The Leafs are led by their coach. Punch Imlach instituted a style of play that always has been the hallmark of champions. His game plan is nothing fancy, instead relying on good old determination, hard work and pride.
On the ice Toronto was led by the strapping superstar Frank Mahovlich. Though he and coach Imlach would have their differences, The Big M was essential to the Leafs dynasty. He scored 6 goals and 12 points, including 4 goals and 7 points in the finals against Chicago.
Defenseman Tim Horton was a standout as well. Never known as an offensive defenseman, Horton led all Toronto players in scoring in the spring of 1962, registering 16 points in 12 games. He assisted on the Stanley Cup winning goal by Dick Duff after a spectacular end-to-end rush.
Defenseman Bobby Baun matched up against Chicago's great winger Bobby Hull all series long. Dave Keon was a NHL All Star that season, and the ever popular Johnny Bower, the oldest player in the league, was great when he had to be.
An interesting aside about Leafs center Red Kelly: Kelly was a sitting MP in the House of Commons in Ottawa while playing for the Toronto Maple Leafs. Though he never missed a game, he was unable to take part in Stanley Cup celebrations in Toronto as he had to get back to Ottawa on government business.

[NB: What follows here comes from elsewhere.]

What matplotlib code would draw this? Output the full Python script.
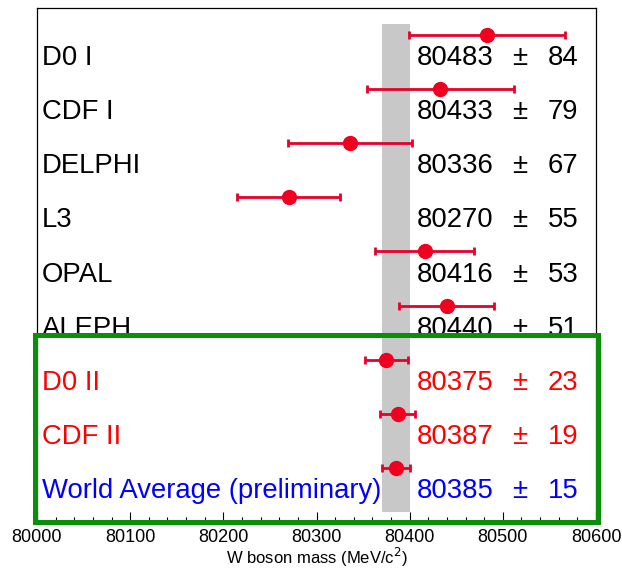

This was Toronto's first Stanley Cup title in 11 years. Adding to the legend of the victory was the finding of Bill Barilko's remains. Barilko famously scored the Stanley Cup winning goal back in 1951 for the Leafs, but then disappeared in a float plane crash in Ontario's remote north. With little luck since Barilko's death, a curse of sorts was spread when it was said that the Leafs would not win another Stanley Cup until Barilko was found and laid to rest. Weeks after the 1962 championship, the plane wreckage and remains were spotted.
Chicago wasted a truly great playoff performance by Stan Mikita. Mikita set a new record for points (21) and assists (15) in a playoff year. He had points in eleven straight playoff games. He also had two game winners and set up two other winners, along with scoring a short-handed tally.
Also, this was the year that a Montreal fan tried to steal the Stanley Cup from its glass display in Chicago Stadium. The thief almost reached the street before being stopped by a stadium police officer. According to legend the fan said "I was taking the Cup back to Montreal, where it belongs."